"The search for the universal within the infinitesimally small is a quiet theme playing through most cultures," writes biologist David George Haskell in his book The Forest Unseen. And so he sits down nearly every day for a year to contemplate the life in a square meter of woodland in Tennessee. During those hours, his own life seems to slow to a snail's pace.
"Tiny Travelers" in this issue introduces a handful of Minnesota's terrestrial snails. Actually, a handful of these micro-mollusks could add up to thousands. As Haskell points out, observation of such nearly invisible creatures became possible only when people learned how to make glass and polish lenses for microscopes. A hand lens is his window onto the teeming forest floor.
People have always been creative in devising tools for hunting wildlife. "A Stick and a String" features contemporary practitioners of the ancient art of hunting deer with a traditional wooden bow. Some of these archers craft their own bows. "World-Class Fly-Fishing Destination" offers a new twist on pursuing Minnesota's monstrous muskies—by wielding heavy-weight fly rods to cast super-sized, hand-tied flies on a river in a drift boat.
In both of those stories, the quarry is familiar—big fish and game. But Haskell wonders why "our everyday experience of the animal kingdom is dominated by two groups of animals: the vertebrates and the insects … yet they represent just a fraction of the structural diversity of animals." He directs his attention underground and under the leaf litter, where snails and other invertebrates dwell.
In her book The Sound of a Wild Snail Eating, Elisabeth Tova Bailey focuses on the life of one particular land snail. The two-inch Neohelix albolabris is closely related to Minnesota's largest species, Neohelix alleni.
Bedridden because of a mysterious disease, Bailey watches the snail, which lives first among potted violets and then in a forested glass terrarium at her beside. She unravels the mystery of its nightly travels and odd dining habits: Climbing out of its container, the snail chewed square holes in envelopes and letters on the nightstand. Later, mesmerized, she listens to its hour-long munching of a flower petal.
As her curiosity grows, Bailey begins reading volumes on land snails. Her sources range from poets and writers to Victorian-era naturalists and present-day malacologists. With close daily observation and study, she discovers many of the snail behaviors and characteristics that researcher Jeff Nekola reports on in his story for Young Naturalists. For example, the importance of slime can hardly be overstated. "Slime is the sticky essence of a gastropod's soul," she writes, "the medium for everything in its life: locomotion, defense, healing, courting, mating, and egg production. … And rather than making a batch of 'all-purpose' slime, my snail had a species-specific recipe for each of these needs and for different parts of its body."
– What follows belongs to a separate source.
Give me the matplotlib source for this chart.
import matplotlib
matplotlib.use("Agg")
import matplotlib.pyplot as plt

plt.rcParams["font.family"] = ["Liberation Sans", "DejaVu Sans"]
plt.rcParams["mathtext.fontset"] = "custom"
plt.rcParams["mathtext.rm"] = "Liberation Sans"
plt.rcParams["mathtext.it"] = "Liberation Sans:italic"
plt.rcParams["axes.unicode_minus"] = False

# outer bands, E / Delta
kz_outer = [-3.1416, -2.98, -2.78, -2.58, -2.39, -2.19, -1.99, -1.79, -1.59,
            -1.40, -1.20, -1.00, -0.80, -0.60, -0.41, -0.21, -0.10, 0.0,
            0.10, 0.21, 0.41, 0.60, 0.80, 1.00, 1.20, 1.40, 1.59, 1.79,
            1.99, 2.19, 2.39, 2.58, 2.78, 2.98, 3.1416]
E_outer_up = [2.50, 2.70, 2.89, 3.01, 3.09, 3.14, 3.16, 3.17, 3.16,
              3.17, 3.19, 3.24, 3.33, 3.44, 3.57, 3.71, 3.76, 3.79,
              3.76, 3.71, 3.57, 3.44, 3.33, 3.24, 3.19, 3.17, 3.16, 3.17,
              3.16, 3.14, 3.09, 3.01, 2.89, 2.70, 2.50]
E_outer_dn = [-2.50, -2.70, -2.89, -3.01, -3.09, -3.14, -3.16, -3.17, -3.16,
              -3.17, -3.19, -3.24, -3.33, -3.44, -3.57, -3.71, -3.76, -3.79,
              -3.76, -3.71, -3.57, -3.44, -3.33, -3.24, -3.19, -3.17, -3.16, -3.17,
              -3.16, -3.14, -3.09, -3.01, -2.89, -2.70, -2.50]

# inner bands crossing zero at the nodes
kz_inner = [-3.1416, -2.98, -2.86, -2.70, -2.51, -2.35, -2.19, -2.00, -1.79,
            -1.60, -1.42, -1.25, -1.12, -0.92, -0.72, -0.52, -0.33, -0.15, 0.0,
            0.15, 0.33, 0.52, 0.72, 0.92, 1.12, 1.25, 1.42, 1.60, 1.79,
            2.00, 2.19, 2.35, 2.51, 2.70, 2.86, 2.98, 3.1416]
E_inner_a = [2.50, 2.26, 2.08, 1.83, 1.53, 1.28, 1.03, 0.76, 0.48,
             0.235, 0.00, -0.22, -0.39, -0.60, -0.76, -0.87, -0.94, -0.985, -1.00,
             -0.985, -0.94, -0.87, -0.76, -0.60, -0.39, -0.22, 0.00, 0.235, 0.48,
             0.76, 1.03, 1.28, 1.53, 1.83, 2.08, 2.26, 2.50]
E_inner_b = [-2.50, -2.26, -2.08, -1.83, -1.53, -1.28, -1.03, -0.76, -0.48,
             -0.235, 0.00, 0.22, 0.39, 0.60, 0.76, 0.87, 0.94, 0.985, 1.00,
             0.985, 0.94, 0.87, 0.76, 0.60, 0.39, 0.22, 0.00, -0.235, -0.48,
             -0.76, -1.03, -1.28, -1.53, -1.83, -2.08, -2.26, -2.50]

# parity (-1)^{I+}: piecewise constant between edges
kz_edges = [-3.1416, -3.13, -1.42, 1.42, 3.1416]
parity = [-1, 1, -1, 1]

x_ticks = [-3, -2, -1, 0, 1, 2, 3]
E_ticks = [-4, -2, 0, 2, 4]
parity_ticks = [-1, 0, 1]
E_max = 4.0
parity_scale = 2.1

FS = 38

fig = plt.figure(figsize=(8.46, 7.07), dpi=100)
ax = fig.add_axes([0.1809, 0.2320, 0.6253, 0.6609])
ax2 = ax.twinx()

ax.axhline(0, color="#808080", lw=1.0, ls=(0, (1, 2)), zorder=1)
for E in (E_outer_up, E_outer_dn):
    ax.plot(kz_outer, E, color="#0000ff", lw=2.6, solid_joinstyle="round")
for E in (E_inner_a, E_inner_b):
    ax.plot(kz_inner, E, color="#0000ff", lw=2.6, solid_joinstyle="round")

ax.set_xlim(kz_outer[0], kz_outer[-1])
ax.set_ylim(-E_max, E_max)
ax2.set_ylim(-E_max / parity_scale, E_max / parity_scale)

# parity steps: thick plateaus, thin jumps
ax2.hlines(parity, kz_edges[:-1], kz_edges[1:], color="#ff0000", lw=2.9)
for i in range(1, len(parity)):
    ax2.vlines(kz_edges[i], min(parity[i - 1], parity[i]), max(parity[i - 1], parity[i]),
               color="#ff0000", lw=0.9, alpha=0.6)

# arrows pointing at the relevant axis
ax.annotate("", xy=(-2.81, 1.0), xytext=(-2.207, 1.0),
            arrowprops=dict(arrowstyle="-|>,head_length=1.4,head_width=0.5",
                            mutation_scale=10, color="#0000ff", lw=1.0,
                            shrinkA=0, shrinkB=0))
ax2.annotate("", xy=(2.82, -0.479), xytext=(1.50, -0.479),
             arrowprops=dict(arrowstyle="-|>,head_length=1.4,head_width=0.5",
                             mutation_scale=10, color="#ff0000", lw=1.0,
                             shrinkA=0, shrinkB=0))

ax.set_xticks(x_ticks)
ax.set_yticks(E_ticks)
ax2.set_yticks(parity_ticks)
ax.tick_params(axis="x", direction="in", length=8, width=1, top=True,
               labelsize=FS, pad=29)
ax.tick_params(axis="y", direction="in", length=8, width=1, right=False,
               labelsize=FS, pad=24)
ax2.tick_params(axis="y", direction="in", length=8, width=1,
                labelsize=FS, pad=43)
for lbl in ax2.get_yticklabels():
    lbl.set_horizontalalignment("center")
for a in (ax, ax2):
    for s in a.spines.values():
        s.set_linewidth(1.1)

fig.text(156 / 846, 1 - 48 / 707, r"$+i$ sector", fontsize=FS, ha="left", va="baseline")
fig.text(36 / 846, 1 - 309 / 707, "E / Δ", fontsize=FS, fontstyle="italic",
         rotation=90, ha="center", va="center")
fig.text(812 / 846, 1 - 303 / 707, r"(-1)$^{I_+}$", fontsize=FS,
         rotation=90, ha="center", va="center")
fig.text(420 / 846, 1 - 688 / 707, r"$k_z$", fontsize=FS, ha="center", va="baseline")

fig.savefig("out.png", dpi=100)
Slime seals the shell entrance when the snail goes dormant. During summer dry spells, this escape is known as estivation. Winter cold calls for a longer retreat with better insulation. A snail may hibernate by sealing up the house with a thicker mucous layer, or epiphragm. Some species put up rows of epiphragms, trapping air between layers like double-pane windows.
Through his hand lens, Haskell watches a snail waving two small tentacles "like fingers reading Braille" and two larger ones, "each with a milky eye at its tip." He ponders the mystery of how a snail sees the world: "The human body and the snail body are made from the same wet pieces of carbon and clay, so if consciousness grows out of this neurological soil, on what grounds do we deny the snail its mental images?"
Wondering about her snail's intelligence, Bailey searches scientific literature and finds that a snail has a brain and the ability to learn and recall smells and tastes.
No matter the scale, every living species challenges human understanding and stretches imagination.